In early February, the United States shot down a Chinese surveillance balloon off the coast of South Carolina. China’s response was angry and defiant: an official spokesperson accused Washington of frequently flying its own spy balloons over Chinese territory and said the United States should “reflect on itself and change course, rather than smear and instigate a confrontation.”
This kind of tit-for-tat response is becoming increasingly commonplace as China’s power grows. In domains as diverse as international trade, human rights, maritime law, and military surveillance, Beijing has accused the United States of hypocrisy and double standards—while responding in kind to Washington’s moves. The allegation in each case is broadly the same: the United States does not adhere to the rules of its own so-called rules-based, liberal international order and therefore cannot legitimately criticize China for acting similarly.

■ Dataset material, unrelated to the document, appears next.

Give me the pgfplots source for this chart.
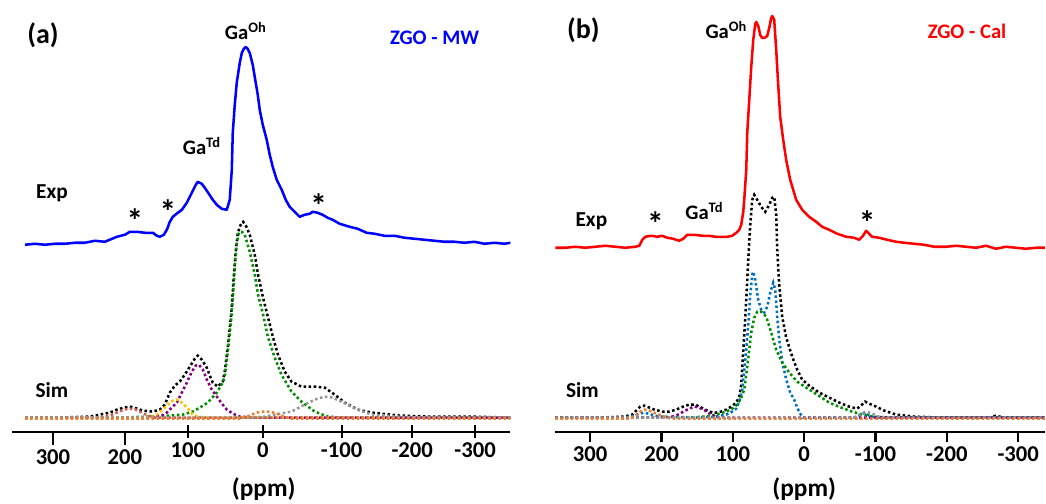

China’s belligerence is risky for a country with a much weaker military and far fewer allies than the United States. Why then does Beijing persist in behaving this way? The answer can be found in a central yet often overlooked dynamic in great-power politics. Aside from the usual objectives of security and prosperity, rising powers value their status in the international order—the rules and institutions that regulate relations among states. The pursuit of status can motivate states to do striking things, such as pour billions into space programs, nuclear weapons, and grand sporting events.
For a rising power such as China, an intolerable sense of inequality is created when an established great power bends or breaks international rules without allowing Beijing the same privilege. China wants to be recognized as an equal of the world’s preeminent great power, the United States. Under some conditions, persistent inequality of this sort can lead a state to turn hostile toward those it sees as its oppressors.